Auch ständiger Stress macht Pferde sauer – zunächst psychisch, dann aber auch physisch. Schlechte Behandlung, Überforderung, Arbeiten unter hohem Druck, ständige Missverständnisse aktivieren den Sympathikus. Der Körper kann die Säuren nicht mehr los werden. Der säuerliche Gesichtsausdruck – den es auch bei Pferden, wie z.B. ehemals bei Candy, gibt – ist äußerliches Zeichen für den Gemütszustand, aber auch für das körperliche Befinden.

Wissenswert:

Bei einer Übersäuerung versucht jeder Organismus – und das gilt für Tiere ebenso wie für Pflanzen und den Menschen – irgendwoher Basenbildner wie z.B. Calcium zu bekommen – zur Not aus dem eigenen System; sprich bei Mensch und Pferd aus den Knochen. Der Weg zu den so genannten degenerativen Gelenkerkrankungen ist geebnet!
Wenn die Auswirkungen einer permanenten Übersäuerung als Krankheit – wie beispielsweise Ekzem oder ständige Koliken – zutage treten, ist die Säurekatastrophe im Körper schon da.

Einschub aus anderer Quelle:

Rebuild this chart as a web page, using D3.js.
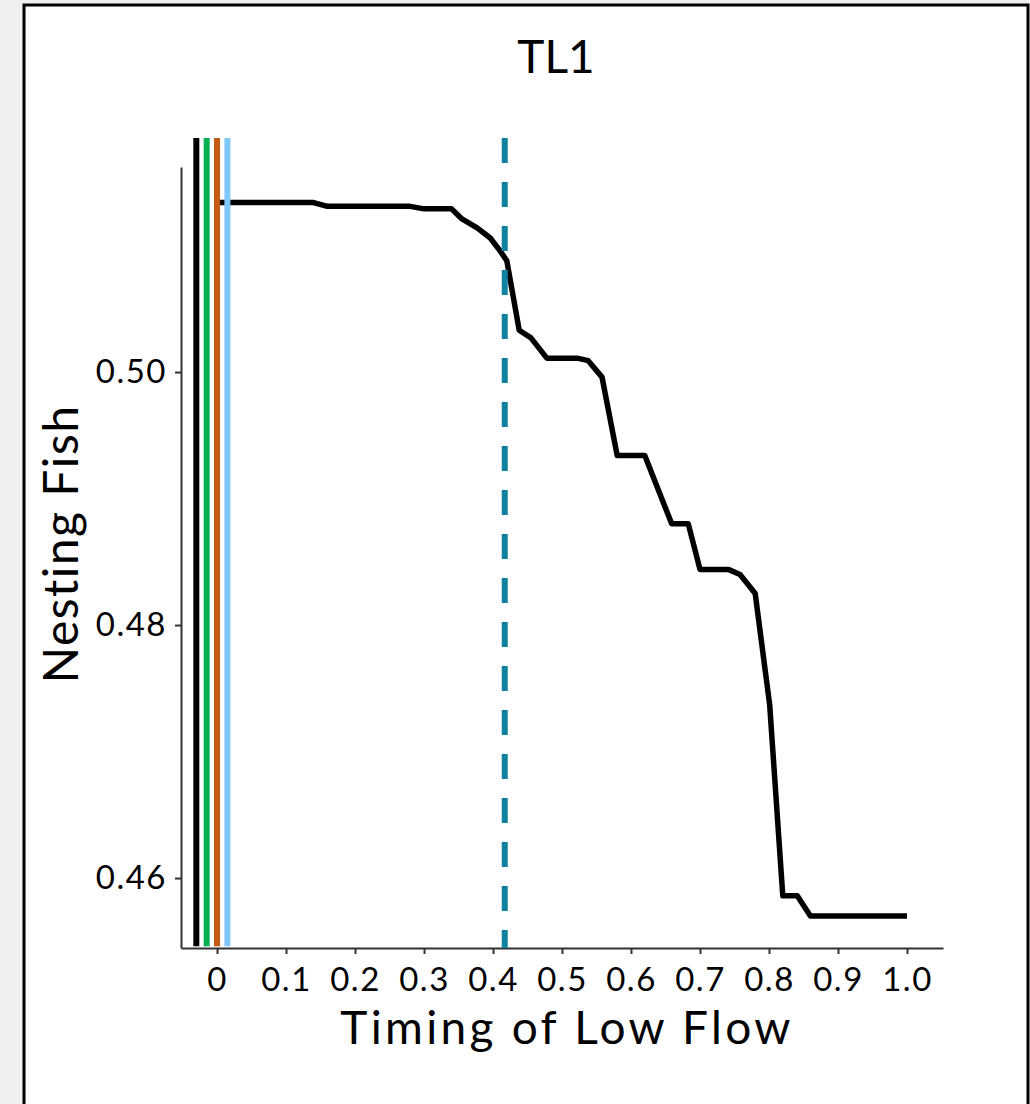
<!DOCTYPE html>
<html>
<head>
<meta charset="utf-8">
<script src="https://cdn.jsdelivr.net/npm/d3@7"></script>
<style>
  body { margin: 0; background: #f0f0f0; }
  svg { display: block; }
  text { font-family: "Lato", "Noto Sans", sans-serif; fill: #000; }
</style>
</head>
<body>
<svg width="1030" height="1104"></svg>
<script>
// timing of low flow vs nesting fish
var timing  = [0, 0.14, 0.16, 0.28, 0.30, 0.34, 0.355, 0.377, 0.396, 0.41, 0.42, 0.438, 0.455, 0.478, 0.522, 0.538, 0.558, 0.58, 0.62, 0.659, 0.683, 0.70, 0.741, 0.758, 0.78, 0.801, 0.82, 0.841, 0.86, 1.0];
var nesting = [0.5134, 0.5134, 0.5131, 0.5131, 0.5129, 0.5129, 0.5121, 0.5114, 0.5106, 0.5096, 0.5088, 0.5033, 0.5027, 0.5011, 0.5011, 0.5009, 0.4996, 0.4934, 0.4934, 0.4880, 0.4880, 0.4844, 0.4844, 0.4840, 0.4825, 0.4737, 0.4586, 0.4586, 0.4570, 0.4570];

// vertical reference lines near zero
var refX      = [-0.03, -0.015, 0, 0.015];
var refColors = ["#000000", "#00b050", "#c55a11", "#80c8fa"];
var dashX = 0.417;

var xTicks = [0, 0.1, 0.2, 0.3, 0.4, 0.5, 0.6, 0.7, 0.8, 0.9, 1.0];
var xTickLabels = ["0", "0.1", "0.2", "0.3", "0.4", "0.5", "0.6", "0.7", "0.8", "0.9", "1.0"];
var yTicks = [0.46, 0.48, 0.50];

var svg = d3.select("svg");

// outer frame
svg.append("rect")
    .attr("x", 24).attr("y", 5)
    .attr("width", 1004).attr("height", 1120)
    .attr("fill", "white")
    .attr("stroke", "black")
    .attr("stroke-width", 3);

var x = d3.scaleLinear().domain([-0.0522, 1.0522]).range([181, 943]);
var y = d3.scaleLinear().domain([0.45447, 0.51621]).range([948, 167]);

// axes
var yAxis = svg.append("g")
    .attr("transform", "translate(181,0)")
    .call(d3.axisLeft(y).tickValues(yTicks).tickFormat(d3.format(".2f")).tickSize(6).tickSizeOuter(0).tickPadding(8));

var xAxis = svg.append("g")
    .attr("transform", "translate(0,948)")
    .call(d3.axisBottom(x).tickValues(xTicks).tickFormat(function(d, i) { return xTickLabels[i]; })
      .tickSize(6).tickSizeOuter(0).tickPadding(14));

[xAxis, yAxis].forEach(function(a) {
  a.select(".domain").attr("stroke", "#333").attr("stroke-width", 2);
  a.selectAll(".tick line").attr("stroke", "#333").attr("stroke-width", 2);
  a.selectAll(".tick text").attr("fill", "#000")
      .style("font-size", "33px").style("letter-spacing", "1.5px");
});

// curve
var line = d3.line()
    .x(function(d, i) { return x(timing[i]); })
    .y(function(d) { return y(d); });

svg.append("path")
    .datum(nesting)
    .attr("fill", "none")
    .attr("stroke", "black")
    .attr("stroke-width", 5.5)
    .attr("stroke-linejoin", "round")
    .attr("d", line);

// coloured vertical lines
svg.selectAll(".ref")
    .data(refX)
    .enter().append("line")
    .attr("class", "ref")
    .attr("x1", function(d) { return x(d); })
    .attr("x2", function(d) { return x(d); })
    .attr("y1", y(0.5185))
    .attr("y2", y(0.4546))
    .attr("stroke", function(d, i) { return refColors[i]; })
    .attr("stroke-width", 6);

// dashed line
svg.append("line")
    .attr("x1", x(dashX)).attr("x2", x(dashX))
    .attr("y1", y(0.5185)).attr("y2", y(0.45447))
    .attr("stroke", "#0f82a0")
    .attr("stroke-width", 6)
    .attr("stroke-dasharray", "25,19");

// titles
svg.append("text")
    .attr("x", 556).attr("y", 73)
    .attr("text-anchor", "middle")
    .style("font-size", "46px")
    .text("TL1");

svg.append("text")
    .attr("x", 567).attr("y", 1044)
    .attr("text-anchor", "middle")
    .style("font-size", "46px")
    .style("letter-spacing", "3.3px")
    .text("Timing of Low Flow");

svg.append("text")
    .attr("transform", "translate(78,544) rotate(-90)")
    .attr("text-anchor", "middle")
    .style("font-size", "48px")
    .style("letter-spacing", "1.5px")
    .text("Nesting Fish");
</script>
</body>
</html>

Fehlleistungen von Bauchspeicheldrüse und Leber (es werden zu wenig Basen gebildet), Nierenschwäche oder Nierenerkrankungen (mangelhafte Ausscheidung der Säuren) sowie Magenprobleme können eine Übersäuerung sozusagen auf direktem Wege verursachen. Verschiedene Medikamente (z.B. Cortison, Salizylsäure oder saure Entzündungshemmer) bewirken, besonders bei Langzeitanwendung, einen Mineralstoffmangel und damit eine Übersäuerung.

Wie lässt sich eine Übersäuerung feststellen?

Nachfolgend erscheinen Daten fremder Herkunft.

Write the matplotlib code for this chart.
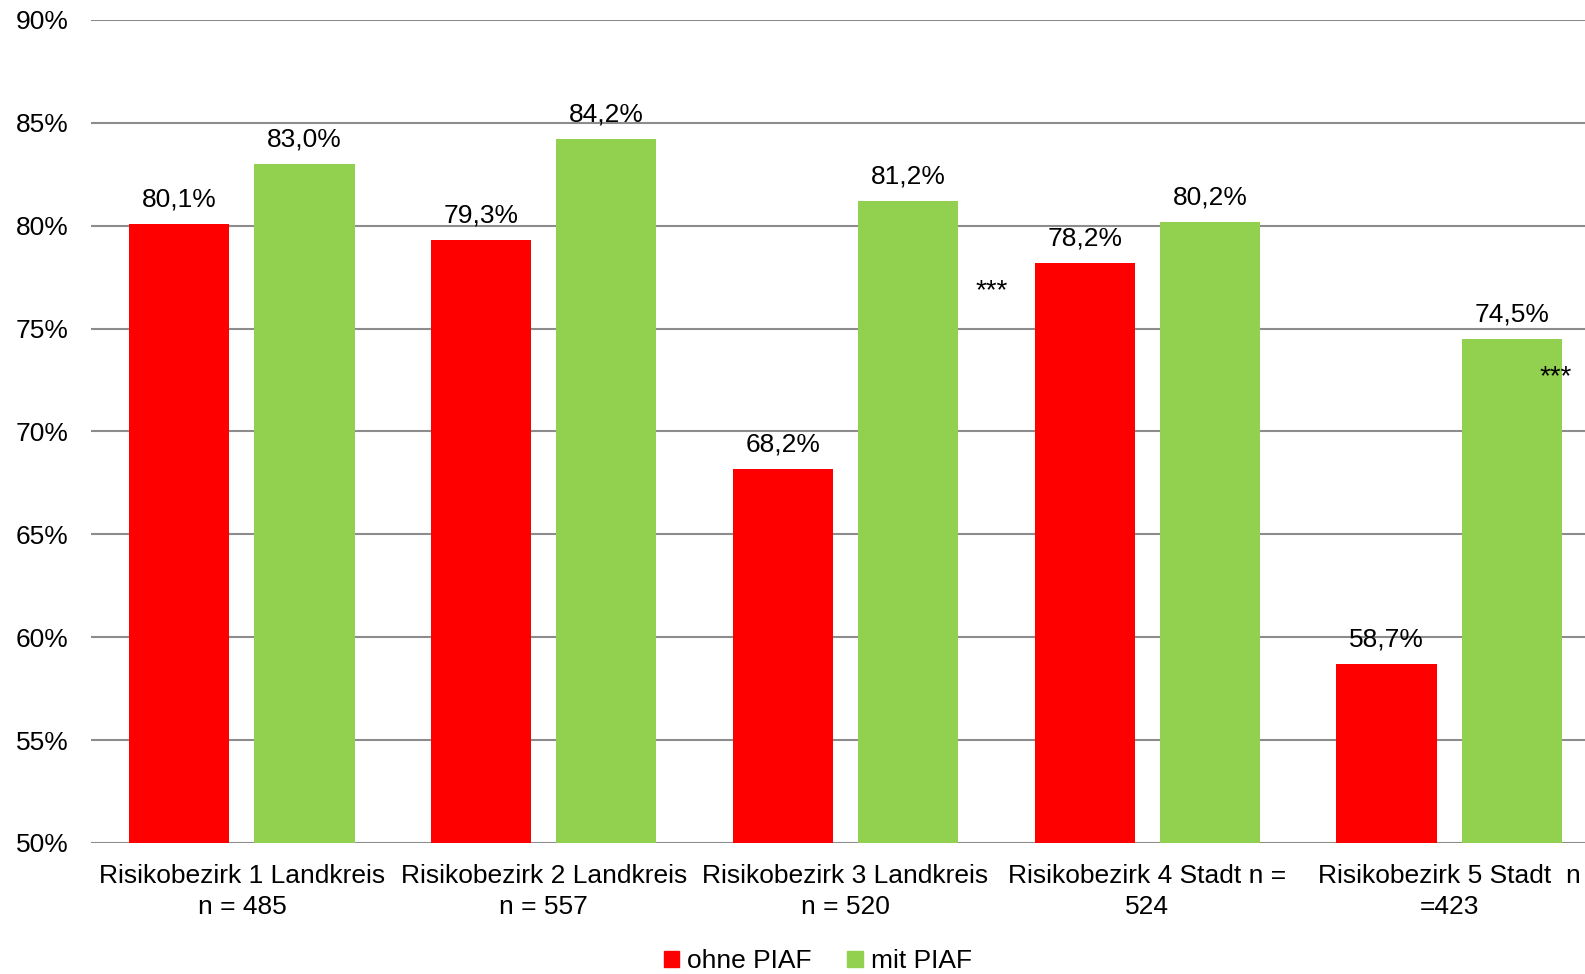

Die beschriebenen Symptome geben – vor allem, wenn mehrere gleichzeitig auftreten oder Krankheiten allen Therapieversuchen hartnäckig widerstehen – schon einen eindeutigen Hinweis. Der Tierarzt kann eine Übersäuerung anhand der pH-Wertmessung im Urin oder im Kotwasser feststellen. Nicht aussagekräftig ist der pH-Wert des Blutes, da sich dieser nur bei akuter und sehr drastischer Übersäuerung verändert.

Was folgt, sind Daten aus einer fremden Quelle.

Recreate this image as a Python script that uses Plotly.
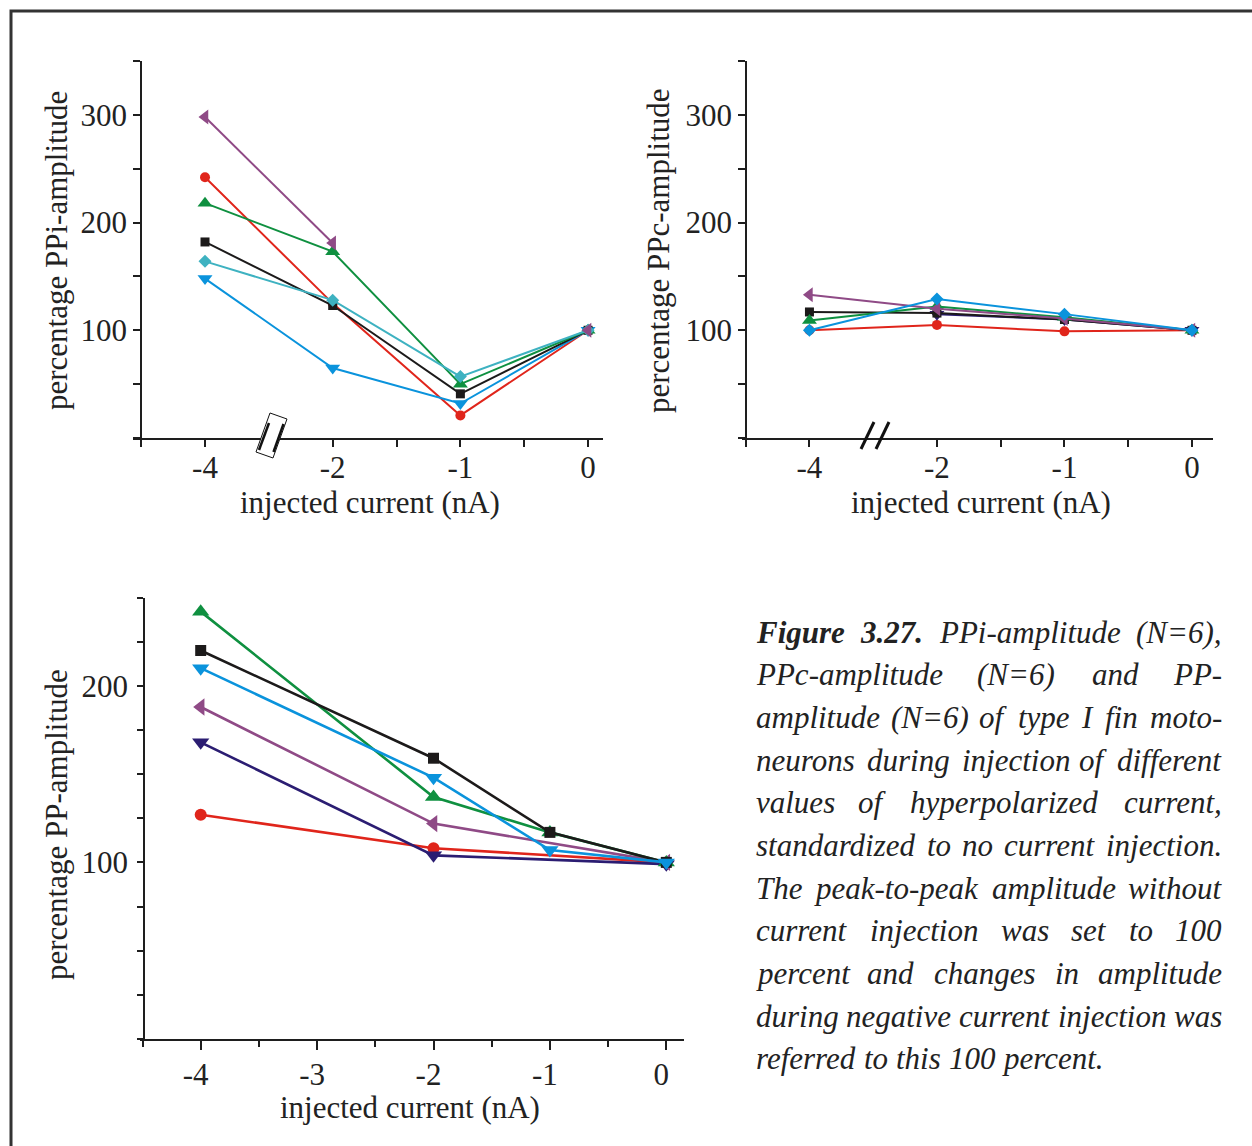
import plotly.graph_objects as go

# ---------------- data ----------------
currents = [-4, -2, -1, 0]              # injected current (nA)
top_pos = [0, 1, 2, 3]                  # evenly spaced display slots for the broken top axes
top_tick_pos = [-0.5, 0, 1, 1.5, 2, 2.5, 3]
top_tick_text = ["", "-4", "-2", "", "-1", "", "0"]
top_y_ticks = [0, 50, 100, 150, 200, 250, 300, 350]
top_y_text = ["", "", "100", "", "200", "", "300", ""]

bot_tick_vals = [-4, -3, -2, -1, 0]
bot_tick_text = ["-4", "-3", "-2", "-1", "0"]
bot_minor_vals = [-4.5, -3.5, -2.5, -1.5, -0.5]
bot_y_ticks = [0, 25, 50, 75, 100, 125, 150, 175, 200, 225, 250]
bot_y_text = ["", "", "", "", "100", "", "", "", "200", "", ""]

# PPi-amplitude (%)
ppi_red = [242, 125, 21, 100]
ppi_blue = [148, 65, 32, 100]
ppi_black = [182, 123, 41, 100]
ppi_green = [218, 173, 50, 100]
ppi_cyan = [164, 128, 57, 100]
ppi_purple = [298, 181, None, 100]

# PPc-amplitude (%)
ppc_red = [100, 105, 99, 100]
ppc_navy = [None, 115, 110, 100]
ppc_black = [117, 116, 110, 100]
ppc_green = [109, 122, 112, 100]
ppc_purple = [133, 120, 111, 100]
ppc_blue = [100, 129, 115, 100]

# PP-amplitude (%)
pp_red = [127, 108, None, 100]
pp_navy = [168, 104, None, 99]
pp_purple = [188, 122, None, 100]
pp_green = [242, 137, 117, 100]
pp_black = [220, 159, 117, 100]
pp_blue = [210, 148, 107, 100]

# ---------------- style ----------------
W, H = 1252, 1146
FONT = "Liberation Serif"
AX = "#1e1e1e"
C = dict(purple="#8f4a86", red="#e0251b", green="#0f9040", black="#1c1a1a",
         cyan="#3eb2c1", blue="#0a93dc", navy="#2b1d72")
TOP_SIZE = {"circle": 10, "square": 9, "diamond": 10, "triangle-up": 13,
            "triangle-down": 13, "triangle-left": 13}
BOT_SIZE = {"circle": 12, "square": 11, "diamond": 12, "triangle-up": 15,
            "triangle-down": 15, "triangle-left": 15}


def px(x):
    return x / W


def py(y):
    return 1 - y / H


fig = go.Figure()


def add(xs, ys, color, symbol, xa, ya, sizes, lw, gaps=False):
    fig.add_trace(go.Scatter(
        x=xs, y=ys, xaxis=xa, yaxis=ya, mode="lines+markers",
        line=dict(color=color, width=lw),
        marker=dict(color=color, symbol=symbol, size=sizes[symbol], line=dict(width=0)),
        connectgaps=gaps, showlegend=False, hoverinfo="skip"))


# top-left: PPi
for ys, col, sym in [(ppi_red, "red", "circle"), (ppi_blue, "blue", "triangle-down"),
                     (ppi_black, "black", "square"), (ppi_green, "green", "triangle-up"),
                     (ppi_cyan, "cyan", "diamond"), (ppi_purple, "purple", "triangle-left")]:
    add(top_pos, ys, C[col], sym, "x", "y", TOP_SIZE, 2)

# top-right: PPc
for ys, col, sym in [(ppc_red, "red", "circle"), (ppc_navy, "navy", "triangle-down"),
                     (ppc_black, "black", "square"), (ppc_green, "green", "triangle-up"),
                     (ppc_purple, "purple", "triangle-left"), (ppc_blue, "blue", "diamond")]:
    add(top_pos, ys, C[col], sym, "x2", "y2", TOP_SIZE, 2)

# bottom: PP
for ys, col, sym in [(pp_red, "red", "circle"), (pp_navy, "navy", "triangle-down"),
                     (pp_purple, "purple", "triangle-left"), (pp_green, "green", "triangle-up"),
                     (pp_black, "black", "square"), (pp_blue, "blue", "triangle-down")]:
    add(currents, ys, C[col], sym, "x3", "y3", BOT_SIZE, 2.6, gaps=True)

tickfont = dict(family=FONT, size=31, color="#222")
common_x = dict(showline=True, linecolor=AX, linewidth=1.5, ticks="outside", tickwidth=1.5,
                tickcolor=AX, showgrid=False, zeroline=False, tickfont=tickfont, tickmode="array")
common_y = dict(showline=True, linecolor=AX, linewidth=1.5, ticks="outside", tickwidth=1.5,
                tickcolor=AX, showgrid=False, zeroline=False, tickfont=tickfont, tickmode="array",
                anchor="free")

top_dom = [py(438), py(61)]
fig.update_layout(
    width=W, height=H, margin=dict(l=0, r=0, t=0, b=0),
    paper_bgcolor="white", plot_bgcolor="rgba(0,0,0,0)",
    xaxis=dict(common_x, domain=[px(133), px(603)], range=[-0.564, 3.117], anchor="y",
               tickvals=top_tick_pos, ticktext=top_tick_text, ticklen=7, ticklabelstandoff=-6),
    yaxis=dict(common_y, domain=top_dom, range=[0, 350], position=px(141),
               tickvals=top_y_ticks, ticktext=top_y_text, ticklen=7),
    xaxis2=dict(common_x, domain=[px(742), px(1213)], range=[-0.529, 3.165], anchor="y2",
                tickvals=top_tick_pos, ticktext=top_tick_text, ticklen=7, ticklabelstandoff=-6),
    yaxis2=dict(common_y, domain=top_dom, range=[0, 350], position=px(746),
                tickvals=top_y_ticks, ticktext=top_y_text, ticklen=7),
    xaxis3=dict(common_x, domain=[px(140), px(684)], range=[-4.5215, 0.152], anchor="y3",
                tickvals=bot_tick_vals, ticktext=bot_tick_text, ticklen=9,
                ticklabelshift=-5, ticklabelstandoff=-2,
                minor=dict(tickvals=bot_minor_vals, ticks="outside", ticklen=6,
                           tickwidth=1.5, tickcolor=AX)),
    yaxis3=dict(common_y, domain=[py(1039), py(597.5)], range=[0, 250], position=px(144),
                tickvals=bot_y_ticks, ticktext=bot_y_text, ticklen=6, ticklabelstandoff=3),
)

# ---------------- axis titles ----------------
title_font = dict(family=FONT, size=31, color="#222")
annots = []
for text, x, y, ang in [
    ("percentage PPi-amplitude", 56, 251, -90),
    ("percentage PPc-amplitude", 658, 251, -90),
    ("percentage PP-amplitude", 56, 825, -90),
    ("injected current (nA)", 370, 503, 0),
    ("injected current (nA)", 981, 503, 0),
    ("injected current (nA)", 410, 1107, 0),
]:
    annots.append(dict(text=text, x=px(x), y=py(y), xref="paper", yref="paper",
                       showarrow=False, textangle=ang, font=title_font,
                       xanchor="center", yanchor="middle"))

# ---------------- justified caption ----------------
CAP_SIZE = 31
ITALIC = {
    " ": 250, ",": 250, ".": 250, "-": 333, "(": 333, ")": 333, "=": 675,
    "a": 500, "b": 500, "c": 444, "d": 500, "e": 444, "f": 278, "g": 500, "h": 500,
    "i": 278, "j": 278, "k": 444, "l": 278, "m": 722, "n": 500, "o": 500, "p": 500,
    "q": 500, "r": 389, "s": 389, "t": 278, "u": 500, "v": 444, "w": 667, "x": 444,
    "y": 444, "z": 389, "F": 611, "I": 333, "N": 667, "P": 611, "T": 556,
}
BOLD_IT = {"F": 667, "i": 278, "g": 500, "u": 556, "r": 389, "e": 444, ".": 250}


def word_width(w, bold=False):
    tot = 0
    for ch in w:
        if ch.isdigit():
            tot += 500
        elif bold and ch in BOLD_IT:
            tot += BOLD_IT[ch]
        else:
            tot += ITALIC.get(ch, 500)
    return tot * CAP_SIZE / 1000


caption_lines = [
    "Figure 3.27. PPi-amplitude (N=6),",
    "PPc-amplitude (N=6) and PP-",
    "amplitude (N=6) of type I fin moto-",
    "neurons during injection of different",
    "values of hyperpolarized current,",
    "standardized to no current injection.",
    "The peak-to-peak amplitude without",
    "current injection was set to 100",
    "percent and changes in amplitude",
    "during negative current injection was",
    "referred to this 100 percent.",
]
bold_words = {(0, 0), (0, 1)}
cap_left, cap_right = 755, 1223
cap_font = dict(family=FONT, size=CAP_SIZE, color="#222", style="italic")

for li, line in enumerate(caption_lines):
    yc = 632 + 42.67 * li
    words = line.split(" ")
    widths = [word_width(w, (li, wi) in bold_words) for wi, w in enumerate(words)]
    last = li == len(caption_lines) - 1
    if last or len(words) == 1:
        gap = ITALIC[" "] * CAP_SIZE / 1000
    else:
        gap = (cap_right - cap_left - sum(widths)) / (len(words) - 1)
    xcur = cap_left
    for wi, (w, ww) in enumerate(zip(words, widths)):
        txt = f"<b>{w}</b>" if (li, wi) in bold_words else w
        if wi == 0:
            xa, xpos = "left", xcur
        elif wi == len(words) - 1 and not last:
            xa, xpos = "right", cap_right
        else:
            xa, xpos = "center", xcur + ww / 2
        annots.append(dict(text=txt, x=px(xpos), y=py(yc), xref="paper", yref="paper",
                           showarrow=False, font=cap_font, xanchor=xa, yanchor="middle",
                           borderpad=0))
        xcur += ww + gap

fig.update_layout(annotations=annots)

# ---------------- frame and axis-break marks ----------------
shapes = [
    dict(type="rect", xref="paper", yref="paper", x0=px(11), x1=px(1275), y0=py(11), y1=py(1175),
         line=dict(color="#333", width=3), fillcolor="rgba(0,0,0,0)"),
]


def poly(pts):
    return "M " + " L ".join(f"{px(x):.5f},{py(y):.5f}" for x, y in pts) + " Z"


def seg(x0, y0, x1, y1, w):
    return dict(type="line", xref="paper", yref="paper", x0=px(x0), y0=py(y0),
                x1=px(x1), y1=py(y1), line=dict(color="#111", width=w))


# boxed break on the PPi axis
shapes.append(dict(type="path", xref="paper", yref="paper",
                   path=poly([(270, 413), (287, 419), (273, 458), (256, 452)]),
                   fillcolor="white", line=dict(color="#111", width=1)))
shapes.append(seg(269, 423, 259, 450, 2.5))
shapes.append(seg(283.5, 424, 273.5, 452, 2.5))
# double slash on the PPc axis
shapes.append(seg(861, 449, 874, 422, 3))
shapes.append(seg(876, 449, 889, 422, 3))
fig.update_layout(shapes=shapes)

fig.write_html("out.html")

Was tun, wenn das Pferd schon sauer ist?

Neben der Reduzierung von eiweißreichem Futter sind Sonne, ausreichende Vitamin-, Mineralstoff- und Spurenelementversorgung, viel frische Luft und Bewegung wichtig. Um den Basenvorrat aufzufüllen, füttert man Basenpräparate, wie z.B. AlkaTOP oder Bikarbonate, Karlsbader Salz etc., kurweise zu. Nach Hochleistungen möglichst auch Elektrolyte ergänzen!
Ein gutes homöopathisches Mittel zur Entsäuerung ist Natrium phosphoricum. Verwenden können Sie auch die Schüssler Salze Natrium bicarbonicum (Nr. 23) und Natrium phosphoricum (Nr. 9).

Übrigens: Sauer macht lustig.
Auch dieser Spruch stimmt, aber nur in Bezug auf den Geschmack der Futtermittel. So schmecken Obstessig und saure Äpfel zwar sauer, wirken aber basisch.